Jeff Davis wrote:
> Christian fundamentalists with their biblical law and abortion-clinic
> assassins are the American equivalent of the Taliban with their Shari-a
> and throwers-of-acid-in-the-face-of-un-burquaed-women, and the anti-tech
> eco-terrorists and power-addicted PC ideologues of the extreme left are
> the American equivalent to the hate-filled, dogma-driven, anti-west,
> anti-modern, jihad psycho-killers of Al Queda. I would do everything
> possible to spread, promote, suggest, convey, and in short, hammer home
> that analogy, apt as it is. Rinse and repeat.

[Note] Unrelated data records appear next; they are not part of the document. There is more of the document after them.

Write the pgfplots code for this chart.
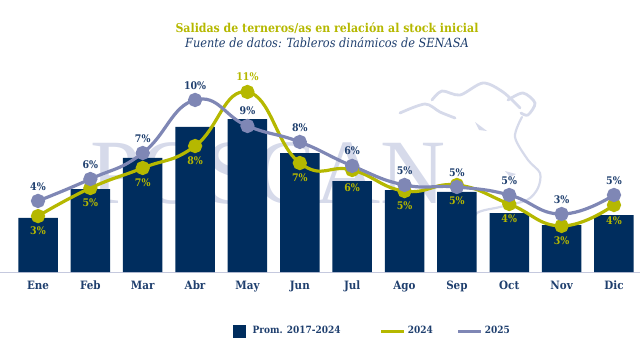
\documentclass[border=0pt]{standalone}
\usepackage{pgfplots}
\pgfplotsset{compat=1.18}
\usepackage{fontspec}
\setmainfont{DejaVu Serif Condensed}
\newfontfamily\wm{Liberation Serif}
\definecolor{navy}{HTML}{002D5E}
\definecolor{olive}{HTML}{B5B800}
\definecolor{purp}{HTML}{7F87B5}
\definecolor{txt}{HTML}{1F3F6E}
\definecolor{wmc}{HTML}{D6DAEA}
\pgfplotstableread{
x y
0 3.18
1 4.88
2 6.71
3 8.53
4 9.00
5 7.00
6 5.35
7 4.82
8 4.71
9 3.47
10 2.76
11 3.35
}\tprom
\pgfplotstableread{
x y lab dy
0 3.29 3 -15
1 4.94 5 -15
2 6.12 7 -15
3 7.41 8 -15
4 10.59 11 15
5 6.41 7 -15
6 6.00 6 -18
7 4.76 5 -15
8 5.12 5 -16
9 4.00 4 -15
10 2.71 3 -15
11 3.94 4 -16
}\tA
\pgfplotstableread{
x y lab dy
0 4.18 4 14
1 5.47 6 14
2 7.00 7 14
3 10.12 10 14
4 8.59 9 15
5 7.65 8 14
6 6.24 6 15
7 5.12 5 14
8 5.00 5 14
9 4.53 5 14
10 3.41 3 14
11 4.53 5 14
}\tB
\pgfplotsset{base/.style={scale only axis,width=640pt,height=272pt,
  xmin=-0.726,xmax=11.497,ymin=0,ymax=16}}
\begin{document}
\begin{tikzpicture}
\useasboundingbox (0,-82pt) rectangle (640pt,272pt);
% watermark
\node[text=wmc,anchor=base,font=\wm\fontsize{92}{92}\selectfont,xscale=0.98] at (268pt,69pt) {POSCAN};
\begin{scope}[yshift=272pt,x=1pt,y=-1pt,wmc,line width=2.8pt,line cap=round,line join=round]
\draw plot[smooth] coordinates {(400,113) (425,104) (440,112) (455,118)};
\draw plot[smooth] coordinates {(432,100) (442,91) (460,95) (483,83) (503,92) (520,108)};
\draw plot[smooth] coordinates {(508,100) (523,93) (535,103) (528,115) (521,113)};
\draw[line width=2.2pt] plot[smooth] coordinates {(522,117) (515,137) (528,160) (540,173) (538,188) (527,200) (500,207) (477,213) (467,230) (447,240)};
\fill (475,122) -- (487,131) -- (479,130) -- cycle;
\fill (505,171) -- (516,174) -- (510,177) -- cycle;
\end{scope}
\begin{axis}[base,bar width=39.5pt,
  axis x line=bottom,axis y line=none,axis line style={-,draw=purp!45,line width=1pt},
  xtick={0,...,11},xticklabels={Ene,Feb,Mar,Abr,May,Jun,Jul,Ago,Sep,Oct,Nov,Dic},
  major tick length=0pt,
  xticklabel style={font=\fontsize{11.5}{13}\selectfont\bfseries,text=txt,text height=9pt,text depth=2.5pt,yshift=-5pt}]
\addplot[ybar,fill=navy,draw=none] table[x=x,y=y]{\tprom};
\end{axis}
\begin{axis}[base,hide axis,clip=false,
  legend style={at={(230pt,-59pt)},anchor=west,draw=none,fill=none,
    font=\fontsize{10}{11}\selectfont\bfseries,text=txt,
    /tikz/column 2/.style={column sep=37pt},/tikz/column 4/.style={column sep=22pt}},
  legend columns=3,legend cell align=left,
  nodes near coords={\pgfplotspointmeta\%},
  point meta=explicit symbolic,
  visualization depends on=\thisrow{dy}\as\dy,
  every node near coord/.style={anchor=center,yshift=\dy pt,font=\fontsize{10.5}{12}\selectfont\bfseries}]
\addlegendimage{legend image code/.code={\fill[navy] (0pt,-6pt) rectangle (12pt,6pt);}}
\addlegendentry{\hspace{5pt}Prom. 2017-2024}
\addlegendimage{legend image code/.code={\draw[olive,line width=3pt] (0pt,0pt) -- (23pt,0pt);}}
\addlegendentry{2024}
\addlegendimage{legend image code/.code={\draw[purp,line width=3pt] (0pt,0pt) -- (23pt,0pt);}}
\addlegendentry{2025}
\addplot[olive,line width=3.2pt,smooth,tension=0.8,mark=*,mark size=5.5pt,mark options={fill=olive,draw=none},
  forget plot,every node near coord/.append style={text=olive}] table[x=x,y=y,meta=lab]{\tA};
\addplot[purp,line width=3.2pt,smooth,tension=0.8,mark=*,mark size=5.5pt,mark options={fill=purp,draw=none},
  forget plot,every node near coord/.append style={text=txt}] table[x=x,y=y,meta=lab]{\tB};
\end{axis}
\node[anchor=center,text=olive,font=\fontsize{12.2}{13}\selectfont\bfseries] at (327pt,244pt) {Salidas de terneros/as en relación al stock inicial};
\node[anchor=center,text=txt,font=\fontsize{12.6}{13}\selectfont\itshape] at (327pt,229pt) {Fuente de datos: Tableros dinámicos de SENASA};
\end{tikzpicture}
\end{document}
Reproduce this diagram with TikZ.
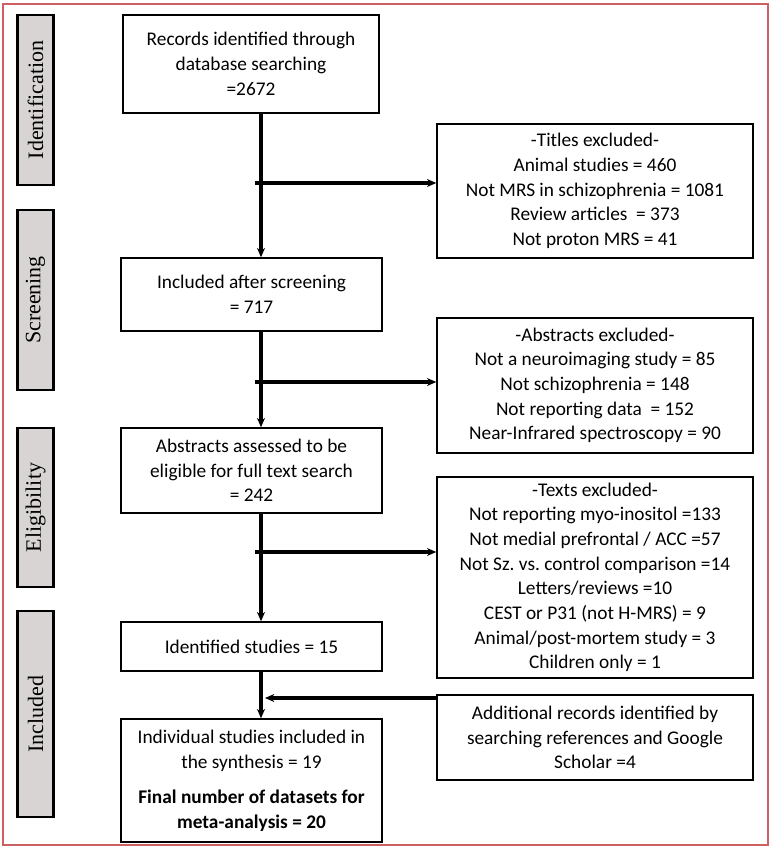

There was an article yesterday in the right-wing magazine National Review
which explored this same concept,
http://www.nationalreview.com/nr_comment/nr_comment112701.shtml
Of course the NR columnist opposed the analogy, which she attributed to
a cloning researcher at a conference last August. In fact the columnist
seemed to think that the comment was so self-evidentally absurd that
she was using it to make fun of cloning research in general.
The article also had some interesting quotes from the Raelians, who have
an odd mixture of religion and almost Extropian philosophy. The cult
leader Rael is quoted as responding to September 11:
We must accelerate the development of human cloning technology because
it will make terrorist attacks inefficient in the future. Indeed,
when phase 3 of cloning will be reached (the one which will allow the
direct cloning of an adult thanks to the Accelerated Growth Process)
it will be followed by the uploading or downloading of information into
one's brain that contains personality, memory, and life experiences.
Therefore, when a tragedy occurs, such as the recent one, cloning
will bring back to life all of the victims -- directly as adults and
their personality will be downloaded into their brain. For this to
happen however, it will be necessary to have a genetic bank in each
country which would contain the genetic code (what primitive people
used to call the "soul") of each individual from their birth, and for
each individual to regularly download on their PC a back-up of their
personality (memory and experience) which could then be transferred
into the new clone. The person who would benefit from this technology
would only, after a tragedy, have the last day missing from their
memory. This technology would also allow the cloning of terrorists,
thus allowing us to try them for their crimes. This way, no suicidal
attack would see its perpetrator escape from justice through death.
Of course this glosses over the difficulty of the upload/download
process, which is undoubtedly far greater than cloning. But the
general idea of achieving immortality through backups is appealing.
The notion of thwarting attempts to escape justice via suicide is new
to me. What would you do if you restored a suicide bomber from a backup?
There wouldn't be much point in giving him the death penalty. So what
is the idea, would you torture him? That doesn't seem very enlightened.